November 03, 2006

Readings: United 93, Revisited

Paul Greengrass' United 93 was the best movie of the year (so far; I'm seeing Cultural Learnings tonight, and have high hopes), and it inspired my most carefully-crafted review. But Martin Amis' review is better.

Coincidentally, we both cite Philip Larkin poems to reach our verdicts. I chose "Aubade," which concerns the triumph of death. He picks "An Arundel Tomb," the exact converse; it is about the endurance of something after death. ("...to prove Our almost-instinct almost true: What will survive of us is love.") Perhaps our choices reflect our temperments; perhaps he is simply older and wiser about what matters.

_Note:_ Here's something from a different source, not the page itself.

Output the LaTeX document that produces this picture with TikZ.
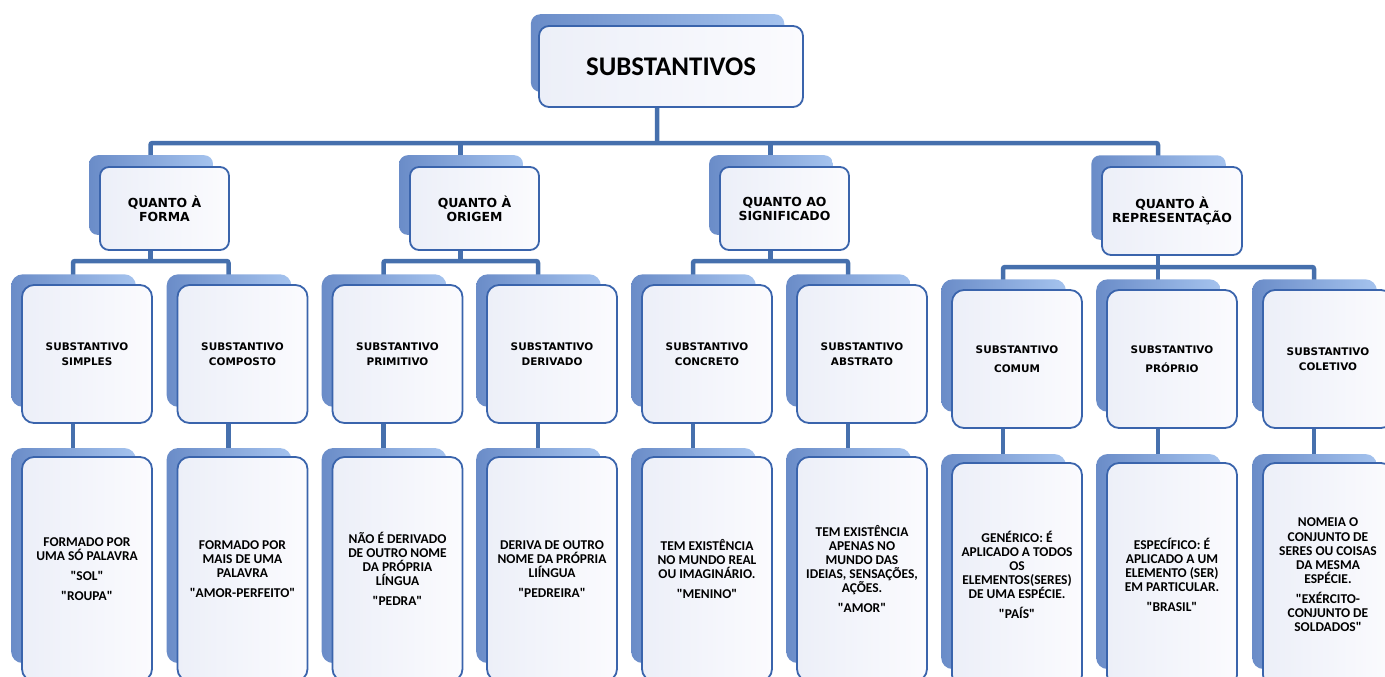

Greengrass doesn't spare us — but he is able to spare us something. When was the last time you boarded an aeroplane that had no children in it? United 93 was evidently such a flight. And if it hadn't been? It is hard to defend your imagination from such a possibility. "What's happening? You see, my child, the men with the bloodstained knives think that if they kill themselves, and all of us, they will go at once to a paradise of women and wine." No, I suppose you would just tell him or her that you loved them, and he or she would tell you that they loved you too. Love is an abstract noun, something nebulous. And yet love turns out to be the only part of us that is solid, as the world turns upside down and the screen goes black. We can't tell if it will survive us. But we can be sure that it's the last thing to go.